Hip to be gable…

How to keep dry as the roof is removed!

The roof is taking shape! How to complacently redesign the roof without it raining in your living room? This is often done with a temporary scaffold roof built to cover the exiting roof however this can be avoided if; construction time is truncated, as much roof is retained as possible during construction and the builder can be flexible making the most of weather windows. In this instance there wasn’t such an issue with keeping the rain out as the whole house is being renovated, however getting internal structure wet required this to thoroughly dry before dry lining is installed. If water ingress is excessive then this can impact on the existing timber floorboards and joist with swelling leading to potential issues.

As you can see in the above photos the existing roof hip was retained as the new gable end was constructed.

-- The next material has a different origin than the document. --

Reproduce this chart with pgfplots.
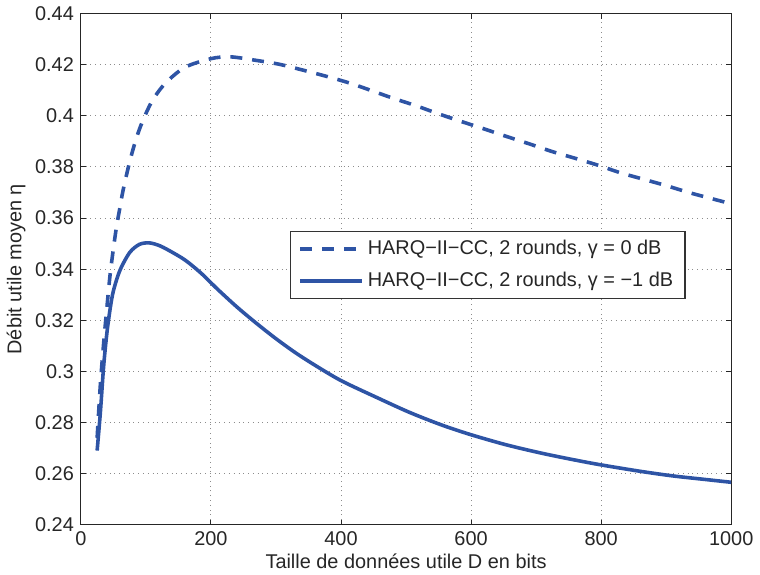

Only when the new roof was boarded and almost water tight was this hip removed. With the integration of the gable end and dormer window this maximises the internal space, simplifies construction and minimises the opportunity for weak points for future water ingress.

Work continues on the ground floor with the internal walls demolished to open up the space. The design has been developed to minimise corridors within a narrow but deep plan property. This is typical of terrace and semidetached properties where the accommodation on ground floor comprised ether rooms leading to rooms or narrow, dark, internal corridors providing access to the living room dinning room and kitchen. This scheme aims to remove these corridors and integrate them into the rooms maximising the usable space.